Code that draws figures
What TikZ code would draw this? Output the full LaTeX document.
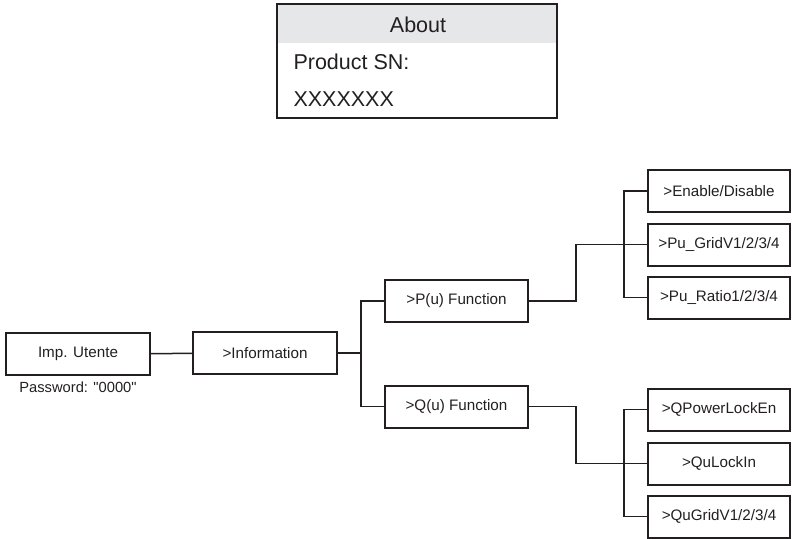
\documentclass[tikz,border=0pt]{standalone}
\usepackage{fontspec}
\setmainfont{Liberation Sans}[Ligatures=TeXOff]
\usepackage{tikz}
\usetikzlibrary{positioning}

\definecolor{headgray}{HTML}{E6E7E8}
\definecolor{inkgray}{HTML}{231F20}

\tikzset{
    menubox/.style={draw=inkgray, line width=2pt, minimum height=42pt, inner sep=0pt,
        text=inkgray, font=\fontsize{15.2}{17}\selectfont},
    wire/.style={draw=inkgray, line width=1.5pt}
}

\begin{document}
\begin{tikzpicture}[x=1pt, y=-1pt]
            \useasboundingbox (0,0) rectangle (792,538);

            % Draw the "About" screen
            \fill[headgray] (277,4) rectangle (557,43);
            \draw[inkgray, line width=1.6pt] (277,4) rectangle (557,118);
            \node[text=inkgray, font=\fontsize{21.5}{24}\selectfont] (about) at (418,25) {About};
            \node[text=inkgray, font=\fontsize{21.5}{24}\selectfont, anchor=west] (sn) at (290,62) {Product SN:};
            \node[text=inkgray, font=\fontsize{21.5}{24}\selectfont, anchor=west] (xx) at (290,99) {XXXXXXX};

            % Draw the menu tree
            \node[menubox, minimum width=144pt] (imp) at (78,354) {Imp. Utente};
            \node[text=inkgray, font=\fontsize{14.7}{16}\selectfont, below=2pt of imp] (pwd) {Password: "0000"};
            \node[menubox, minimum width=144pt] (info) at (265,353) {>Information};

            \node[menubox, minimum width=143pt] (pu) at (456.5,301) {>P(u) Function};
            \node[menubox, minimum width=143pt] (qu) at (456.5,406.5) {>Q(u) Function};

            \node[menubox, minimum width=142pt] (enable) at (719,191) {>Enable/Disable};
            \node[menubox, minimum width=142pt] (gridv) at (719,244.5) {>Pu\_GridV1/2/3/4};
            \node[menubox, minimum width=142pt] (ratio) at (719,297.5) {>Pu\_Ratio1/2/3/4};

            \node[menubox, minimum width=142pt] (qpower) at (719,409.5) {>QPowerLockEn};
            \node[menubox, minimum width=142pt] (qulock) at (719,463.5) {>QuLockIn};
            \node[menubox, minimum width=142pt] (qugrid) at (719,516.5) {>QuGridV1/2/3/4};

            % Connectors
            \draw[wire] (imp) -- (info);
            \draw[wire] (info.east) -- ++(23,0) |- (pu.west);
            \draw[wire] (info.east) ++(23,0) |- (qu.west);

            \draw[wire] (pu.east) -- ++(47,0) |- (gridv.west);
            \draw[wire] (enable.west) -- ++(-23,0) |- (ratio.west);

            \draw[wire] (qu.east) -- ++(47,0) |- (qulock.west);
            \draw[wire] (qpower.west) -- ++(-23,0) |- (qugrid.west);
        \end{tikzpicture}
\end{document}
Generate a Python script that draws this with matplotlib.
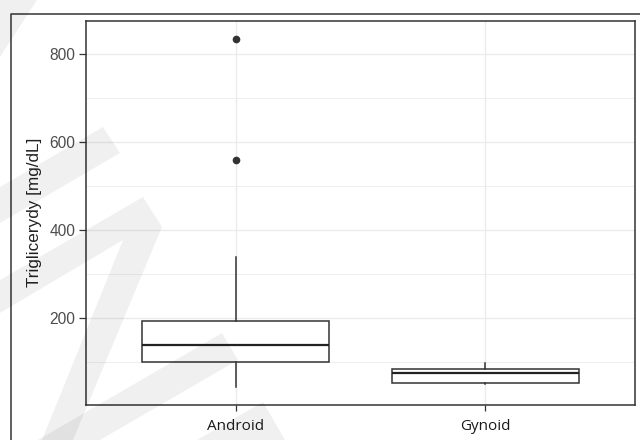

**DIRECTIONS**
Output the data exactly. Pictures don't belong in the result.

**SOLUTION**
What TikZ code would draw this? Output the full LaTeX document.
\documentclass[tikz,border=0pt]{standalone}
\usepackage{fontspec}
\setmainfont{Liberation Sans}[Ligatures=TeXOff]
\usepackage{tikz}
\usetikzlibrary{positioning}

\definecolor{headgray}{HTML}{E6E7E8}
\definecolor{inkgray}{HTML}{231F20}

\tikzset{
    menubox/.style={draw=inkgray, line width=2pt, minimum height=42pt, inner sep=0pt,
        text=inkgray, font=\fontsize{15.2}{17}\selectfont},
    wire/.style={draw=inkgray, line width=1.5pt}
}

\begin{document}
\begin{tikzpicture}[x=1pt, y=-1pt]
            \useasboundingbox (0,0) rectangle (792,538);

            % Draw the "About" screen
            \fill[headgray] (277,4) rectangle (557,43);
            \draw[inkgray, line width=1.6pt] (277,4) rectangle (557,118);
            \node[text=inkgray, font=\fontsize{21.5}{24}\selectfont] (about) at (418,25) {About};
            \node[text=inkgray, font=\fontsize{21.5}{24}\selectfont, anchor=west] (sn) at (290,62) {Product SN:};
            \node[text=inkgray, font=\fontsize{21.5}{24}\selectfont, anchor=west] (xx) at (290,99) {XXXXXXX};

            % Draw the menu tree
            \node[menubox, minimum width=144pt] (imp) at (78,354) {Imp. Utente};
            \node[text=inkgray, font=\fontsize{14.7}{16}\selectfont, below=2pt of imp] (pwd) {Password: "0000"};
            \node[menubox, minimum width=144pt] (info) at (265,353) {>Information};

            \node[menubox, minimum width=143pt] (pu) at (456.5,301) {>P(u) Function};
            \node[menubox, minimum width=143pt] (qu) at (456.5,406.5) {>Q(u) Function};

            \node[menubox, minimum width=142pt] (enable) at (719,191) {>Enable/Disable};
            \node[menubox, minimum width=142pt] (gridv) at (719,244.5) {>Pu\_GridV1/2/3/4};
            \node[menubox, minimum width=142pt] (ratio) at (719,297.5) {>Pu\_Ratio1/2/3/4};

            \node[menubox, minimum width=142pt] (qpower) at (719,409.5) {>QPowerLockEn};
            \node[menubox, minimum width=142pt] (qulock) at (719,463.5) {>QuLockIn};
            \node[menubox, minimum width=142pt] (qugrid) at (719,516.5) {>QuGridV1/2/3/4};

            % Connectors
            \draw[wire] (imp) -- (info);
            \draw[wire] (info.east) -- ++(23,0) |- (pu.west);
            \draw[wire] (info.east) ++(23,0) |- (qu.west);

            \draw[wire] (pu.east) -- ++(47,0) |- (gridv.west);
            \draw[wire] (enable.west) -- ++(-23,0) |- (ratio.west);

            \draw[wire] (qu.east) -- ++(47,0) |- (qulock.west);
            \draw[wire] (qpower.west) -- ++(-23,0) |- (qugrid.west);
        \end{tikzpicture}
\end{document}
Generate a Python script that draws this with matplotlib.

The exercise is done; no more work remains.